I didn’t even know when I saw it that Marisa Tomei had won an Academy Award for it, but it makes so much sense ’cause she’s amazing. It’s also my dad’s favorite movie, so I literally had a tape of it. But it wasn’t an official tape, it just kind of had a strip on it that said “My Cousin Vinny.”

We would put it on, and me and my grandma and my dad would sit there and just be cracking up. And I really liked it because, you know, I’m from New York City, and you know, he kind of [embodies that]. It’s the perfect juxtaposition between someone from New York City that goes to the south and all the kind of lost-in-translation stuff that occurs.

Some people say Tomei’s win was a potential mistake (not me!). What do you think about that – did she deserve it?

Where are those critics? Call those critics up, tell them to come to my house. We’ll have a little talk, alright? We’ll have a little talk.

Blue Streak (1999) 36%

Yes! Martin Lawrence and Luke Wilson play a hilarious cop duo. I love Blue Streak because I used to watch that movie with my grandma. And my grandma loved Martin. She would watch his show on UPN, and, that was her favorite show. But, yeah, Blue Streak is definitely my favorite [action-comedy]. Love MarLaw.

What do you think makes a good buddy cop duo?

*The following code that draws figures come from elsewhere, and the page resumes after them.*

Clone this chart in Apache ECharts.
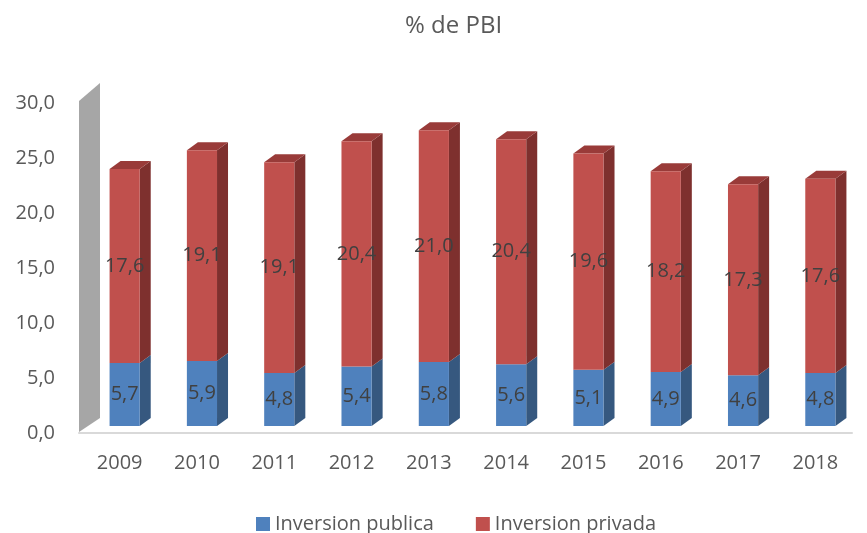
<!DOCTYPE html>
<html>
<head>
<meta charset="utf-8">
<style>
  html, body { margin: 0; padding: 0; background: #fff; }
  #chart { width: 867px; height: 533px; }
</style>
<script src="https://cdn.jsdelivr.net/npm/echarts@6/dist/echarts.min.js"></script>
</head>
<body>
<div id="chart"></div>
<script>
// datos
var years = ['2009', '2010', '2011', '2012', '2013', '2014', '2015', '2016', '2017', '2018']
var publica = [5.7, 5.9, 4.8, 5.4, 5.8, 5.6, 5.1, 4.9, 4.6, 4.8]
var privada = [17.6, 19.1, 19.1, 20.4, 21.0, 20.4, 19.6, 18.2, 17.3, 17.6]
var yTicks = [0, 5, 10, 15, 20, 25, 30]

var FONT = 'Open Sans'
var DX = 11
var DY = -8
var BAR_RATIO = 0.39

function comma(v) {
  return Number(v).toFixed(1).replace('.', ',')
}

var depthData = years.map(function(y, i) {
  return [i, publica[i], privada[i]]
})

function renderDepth(params, api) {
  var i = api.value(0)
  var pub = api.value(1)
  var priv = api.value(2)
  var half = api.size([1, 0])[0] * BAR_RATIO / 2
  var p0 = api.coord([i, 0])
  var p1 = api.coord([i, pub])
  var p2 = api.coord([i, pub + priv])
  var xl = p0[0] - half
  var xr = p0[0] + half
  var children = []

  if (params.dataIndex === 0) {
    // pared gris
    var cs = params.coordSys
    var top = api.coord([0, yTicks[yTicks.length - 1]])[1]
    var bot = p0[1]
    var wl = cs.x - 7
    children.push({
      type: 'polygon',
      shape: { points: [[wl, bot + 6], [wl, top + 6], [wl + 21, top - 12], [wl + 21, bot - 8]] },
      style: { fill: '#a6a6a6' },
      z2: 0
    })
  }
  // lado azul
  children.push({
    type: 'polygon',
    shape: { points: [[xr, p0[1]], [xr + DX, p0[1] + DY], [xr + DX, p1[1] + DY], [xr, p1[1]]] },
    style: { fill: '#36587f' }
  })
  // lado rojo
  children.push({
    type: 'polygon',
    shape: { points: [[xr, p1[1]], [xr + DX, p1[1] + DY], [xr + DX, p2[1] + DY], [xr, p2[1]]] },
    style: { fill: '#7e302e' }
  })
  // tapa
  children.push({
    type: 'polygon',
    shape: { points: [[xl, p2[1]], [xl + DX, p2[1] + DY], [xr + DX, p2[1] + DY], [xr, p2[1]]] },
    style: { fill: '#993b39' }
  })
  return { type: 'group', children: children }
}

var chart = echarts.init(document.getElementById('chart'))
chart.setOption({
  backgroundColor: '#fff',
  animation: false,
  textStyle: { fontFamily: FONT },
  title: {
    text: '% de PBI',
    left: 400,
    top: 9,
    textStyle: { fontFamily: FONT, fontSize: 24, fontWeight: 'normal', color: '#595959' }
  },
  legend: {
    data: ['Inversion publica', 'Inversion privada'],
    left: 251,
    top: 509,
    itemWidth: 14,
    itemHeight: 14,
    itemGap: 42,
    icon: 'rect',
    textStyle: { fontFamily: FONT, fontSize: 20, color: '#595959' }
  },
  grid: [
    { left: 86, right: 8, top: 95, bottom: 107 },
    { left: 79, right: 15, top: 103, bottom: 100 }
  ],
  xAxis: [
    {
      type: 'category',
      data: years,
      gridIndex: 0,
      axisLine: { show: false },
      axisTick: { show: false },
      axisLabel: { margin: 27, fontSize: 20, color: '#595959', fontFamily: FONT, padding: [0, 10, 0, 0] }
    },
    {
      type: 'category',
      data: years,
      gridIndex: 1,
      axisLine: { lineStyle: { color: '#d9d9d9', width: 2 } },
      axisTick: { show: false },
      axisLabel: { show: false }
    }
  ],
  yAxis: [
    {
      type: 'value',
      gridIndex: 0,
      min: 0,
      max: 30,
      interval: 5,
      axisLabel: { show: false },
      axisLine: { show: false },
      splitLine: { show: false }
    },
    {
      type: 'value',
      gridIndex: 1,
      min: 0,
      max: 30,
      interval: 5,
      axisLine: { show: false },
      splitLine: { show: false },
      axisLabel: { margin: 24, fontSize: 20, color: '#595959', fontFamily: FONT, formatter: comma }
    }
  ],
  series: [
    {
      name: 'Inversion publica',
      type: 'bar',
      stack: 'total',
      barWidth: (BAR_RATIO * 100) + '%',
      data: publica,
      itemStyle: { color: '#4f81bd' },
      label: {
        show: true,
        position: 'inside',
        fontSize: 20,
        color: '#404040',
        fontFamily: FONT,
        formatter: function(p) { return comma(p.value) }
      },
      z: 3
    },
    {
      name: 'Inversion privada',
      type: 'bar',
      stack: 'total',
      barWidth: (BAR_RATIO * 100) + '%',
      data: privada,
      itemStyle: { color: '#c0504d' },
      label: {
        show: true,
        position: 'inside',
        fontSize: 20,
        color: '#404040',
        fontFamily: FONT,
        formatter: function(p) { return comma(p.value) }
      },
      z: 3
    },
    {
      type: 'custom',
      renderItem: renderDepth,
      data: depthData,
      encode: { x: 0, y: [1, 2] },
      silent: true,
      z: 2
    }
  ]
})
</script>
</body>
</html>
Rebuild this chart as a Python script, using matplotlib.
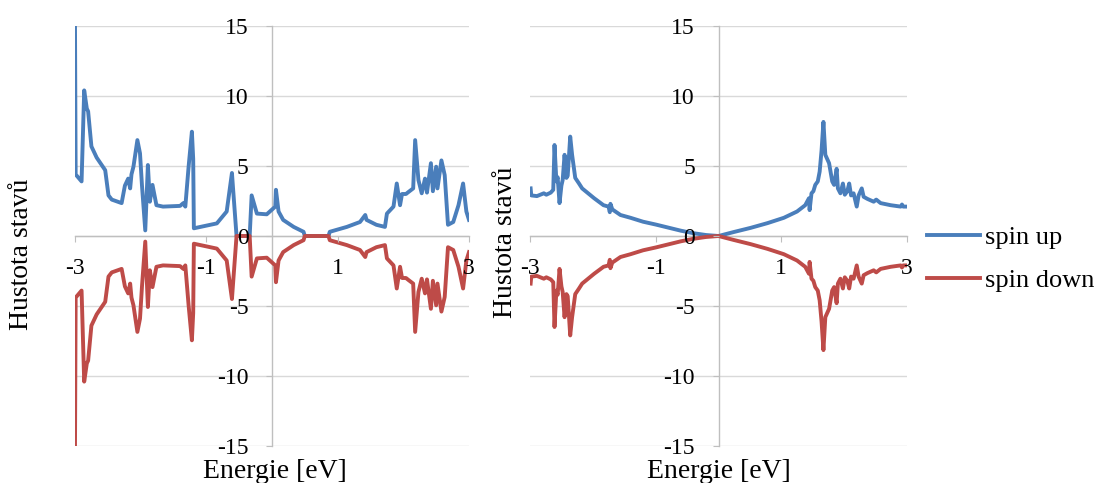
import matplotlib
matplotlib.use("Agg")
import matplotlib.pyplot as plt

# ---------------- data ----------------
energy_left = [-3.00, -2.99, -2.90, -2.86, -2.82, -2.80, -2.75, -2.67, -2.54, -2.49,
               -2.44, -2.29, -2.24, -2.19, -2.16, -2.14, -2.11, -2.05, -2.01, -1.98,
               -1.93, -1.89, -1.86, -1.82, -1.76, -1.66, -1.40, -1.35, -1.32, -1.27,
               -1.22, -1.20, -1.19, -0.84, -0.69, -0.61, -0.59, -0.54, -0.34, -0.31,
               -0.23, -0.08, 0.05, 0.06, 0.10, 0.17, 0.33, 0.48, 0.50, 0.86,
               0.88, 1.14, 1.34, 1.42, 1.44, 1.59, 1.72, 1.75, 1.85, 1.90,
               1.95, 1.98, 2.04, 2.08, 2.15, 2.18, 2.23, 2.28, 2.33, 2.36,
               2.42, 2.45, 2.50, 2.52, 2.58, 2.63, 2.68, 2.76, 2.84, 2.91,
               2.96, 3.00]
spin_up_left = [15.0, 4.4, 3.9, 10.4, 9.1, 8.9, 6.4, 5.6, 4.7, 2.9,
                2.6, 2.35, 3.6, 4.1, 3.4, 4.4, 4.95, 6.85, 5.9, 3.6,
                0.4, 5.07, 2.45, 3.65, 2.2, 2.1, 2.15, 2.35, 2.1, 4.95,
                7.45, 5.5, 0.55, 0.9, 1.75, 4.5, 3.2, 0.0, 0.0, 2.9,
                1.6, 1.55, 2.1, 3.3, 1.75, 1.15, 0.65, 0.3, 0.0, 0.0,
                0.3, 0.65, 1.0, 1.5, 1.15, 0.8, 0.65, 1.6, 2.1, 3.75,
                2.2, 3.0, 3.0, 3.15, 3.4, 6.85, 4.0, 3.05, 4.1, 3.1,
                5.2, 3.2, 4.95, 3.4, 5.4, 4.35, 0.8, 1.0, 2.2, 3.75,
                1.75, 1.15]
spin_down_left = [-15.0, -4.4, -3.9, -10.4, -9.1, -8.9, -6.4, -5.6, -4.7, -2.9,
                  -2.6, -2.35, -3.6, -4.1, -3.4, -4.4, -4.95, -6.85, -5.9, -3.6,
                  -0.4, -5.07, -2.45, -3.65, -2.2, -2.1, -2.15, -2.35, -2.1, -4.95,
                  -7.45, -5.5, -0.55, -0.9, -1.75, -4.5, -3.2, 0.0, 0.0, -2.9,
                  -1.6, -1.55, -2.1, -3.3, -1.75, -1.15, -0.65, -0.3, 0.0, 0.0,
                  -0.3, -0.65, -1.0, -1.5, -1.15, -0.8, -0.65, -1.6, -2.1, -3.75,
                  -2.2, -3.0, -3.0, -3.15, -3.4, -6.85, -4.0, -3.05, -4.1, -3.1,
                  -5.2, -3.2, -4.95, -3.4, -5.4, -4.35, -0.8, -1.0, -2.2, -3.75,
                  -1.75, -1.15]

energy_right = [-2.99, -2.98, -2.89, -2.78, -2.74, -2.67, -2.63, -2.61, -2.58, -2.56,
                -2.53, -2.50, -2.48, -2.45, -2.42, -2.40, -2.36, -2.33, -2.28, -2.22,
                -2.17, -1.98, -1.83, -1.75, -1.73, -1.72, -1.69, -1.56, -1.40, -1.20,
                -1.00, -0.80, -0.60, -0.40, -0.20, 0.00, 0.24, 0.51, 0.78, 1.04,
                1.25, 1.38, 1.44, 1.45, 1.48, 1.51, 1.54, 1.58, 1.61, 1.64,
                1.67, 1.70, 1.76, 1.81, 1.84, 1.88, 1.90, 1.94, 1.98, 2.01,
                2.05, 2.08, 2.11, 2.15, 2.20, 2.23, 2.28, 2.31, 2.37, 2.47,
                2.51, 2.58, 2.74, 2.90, 2.92, 2.94, 3.00]
spin_up_right = [3.4, 2.9, 2.85, 3.05, 2.95, 3.1, 3.3, 6.5, 3.9, 4.2,
                 2.35, 3.6, 4.0, 5.8, 4.15, 4.3, 7.1, 5.8, 4.15, 3.75,
                 3.4, 2.7, 2.2, 2.1, 1.7, 2.3, 1.9, 1.5, 1.3, 1.02,
                 0.82, 0.6, 0.38, 0.2, 0.07, 0.0, 0.28, 0.58, 0.92, 1.3,
                 1.75, 2.2, 2.7, 1.85, 3.05, 3.2, 3.65, 3.9, 4.6, 6.1,
                 8.15, 5.8, 5.2, 3.9, 3.65, 4.8, 3.4, 3.05, 3.75, 2.95,
                 3.2, 3.75, 2.9, 3.05, 2.1, 2.9, 3.4, 2.8, 2.65, 2.45,
                 2.6, 2.35, 2.2, 2.1, 2.25, 2.1, 2.1]
spin_down_right = [-3.4, -2.9, -2.85, -3.05, -2.95, -3.1, -3.3, -6.5, -3.9, -4.2,
                   -2.35, -3.6, -4.0, -5.8, -4.15, -4.3, -7.1, -5.8, -4.15, -3.75,
                   -3.4, -2.7, -2.2, -2.1, -1.7, -2.3, -1.9, -1.5, -1.3, -1.02,
                   -0.82, -0.6, -0.38, -0.2, -0.07, 0.0, -0.28, -0.58, -0.92, -1.3,
                   -1.75, -2.2, -2.7, -1.85, -3.05, -3.2, -3.65, -3.9, -4.6, -6.1,
                   -8.15, -5.8, -5.2, -3.9, -3.65, -4.8, -3.4, -3.05, -3.75, -2.95,
                   -3.2, -3.75, -2.9, -3.05, -2.1, -2.9, -3.4, -2.8, -2.65, -2.45,
                   -2.6, -2.35, -2.2, -2.1, -2.25, -2.1, -2.1]

x_ticks = [-3, -1, 1, 3]
y_ticks = [-15, -10, -5, 0, 5, 10, 15]
series_labels = ["spin up", "spin down"]
x_title = "Energie [eV]"
y_title = "Hustota stavů"

# ---------------- style ----------------
plt.rcParams['font.family'] = ['Liberation Serif', 'DejaVu Serif']
FS_TICK = 17
FS_TITLE = 20
FS_LEG = 19
BLUE = '#4A7EBB'
RED = '#BE4B48'
GRID = '#D9D9D9'
AXIS = '#BFBFBF'

W, H = 1097, 483
fig = plt.figure(figsize=(W / 100, H / 100), dpi=100)


def px_rect(x0, x1, ytop, ybot):
    return [x0 / W, (H - ybot) / H, (x1 - x0) / W, (ybot - ytop) / H]


ax1 = fig.add_axes(px_rect(75, 469, 26, 446))
ax2 = fig.add_axes(px_rect(530, 907, 26, 446))


def style(ax):
    ax.set_xlim(-3, 3)
    ax.set_ylim(-15, 15)
    ax.set_facecolor('none')
    for y in y_ticks:
        ax.axhline(y, color=GRID, lw=1.0, zorder=0.5)
    for s in ('top', 'right'):
        ax.spines[s].set_visible(False)
    ax.spines['left'].set_position(('data', 0))
    ax.spines['bottom'].set_position(('data', 0))
    for s in ('left', 'bottom'):
        ax.spines[s].set_color(AXIS)
        ax.spines[s].set_linewidth(1.0)
        ax.spines[s].set_zorder(1)
    ax.set_axisbelow(False)
    ax.set_xticks(x_ticks)
    ax.set_yticks(y_ticks)
    ax.set_xticklabels([str(v) for v in x_ticks])
    ax.set_yticklabels([str(v) for v in y_ticks])
    ax.tick_params(axis='x', direction='out', length=4, width=0.8, color=AXIS,
                   pad=12, labelsize=FS_TICK)
    ax.tick_params(axis='y', direction='out', length=4, width=0.8, color=AXIS,
                   pad=13, labelsize=FS_TICK)


style(ax1)
style(ax2)

lw = 2.8
l1, = ax1.plot(energy_left, spin_up_left, color=BLUE, lw=lw, zorder=2,
               solid_joinstyle='round', label=series_labels[0])
l2, = ax1.plot(energy_left, spin_down_left, color=RED, lw=lw, zorder=2.1,
               solid_joinstyle='round', label=series_labels[1])
r1, = ax2.plot(energy_right, spin_up_right, color=BLUE, lw=lw, zorder=2,
               solid_joinstyle='round', label=series_labels[0])
r2, = ax2.plot(energy_right, spin_down_right, color=RED, lw=lw, zorder=2.1,
               solid_joinstyle='round', label=series_labels[1])

# axis titles
fig.text(22 / W, 1 - 254 / H, y_title, rotation=90, ha='center', va='center', fontsize=FS_TITLE)
fig.text(506 / W, 1 - 242 / H, y_title, rotation=90, ha='center', va='center', fontsize=FS_TITLE)
fig.text(275 / W, 1 - 471 / H, x_title, ha='center', va='center', fontsize=FS_TITLE)
fig.text(719 / W, 1 - 471 / H, x_title, ha='center', va='center', fontsize=FS_TITLE)

# legend
fig.legend(handles=[r1, r2], labels=series_labels, loc='center left',
           bbox_to_anchor=(927 / W, 1 - 259 / H), frameon=False, fontsize=FS_LEG,
           borderpad=0, borderaxespad=0, handlelength=2.0, handletextpad=0.19,
           labelspacing=0.75)

fig.savefig('out.png', dpi=100)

Well I think it helps when someone is just pretending, you know? The cops definitely have to be different, so one of them has to be a real cop, and I think one of them, you know…. Like in Rush Hour. There’s always that unlikely cop who has to kind of carry him through.

Who would you want to do a buddy-cop comedy with?

Oh man… Bette Midler?

Really? Why Bette?

Because she’s amazing – hello? Well, she’s amazing, and I think that she would make a really hilarious cop.


Crazy Rich Asians is in theaters now.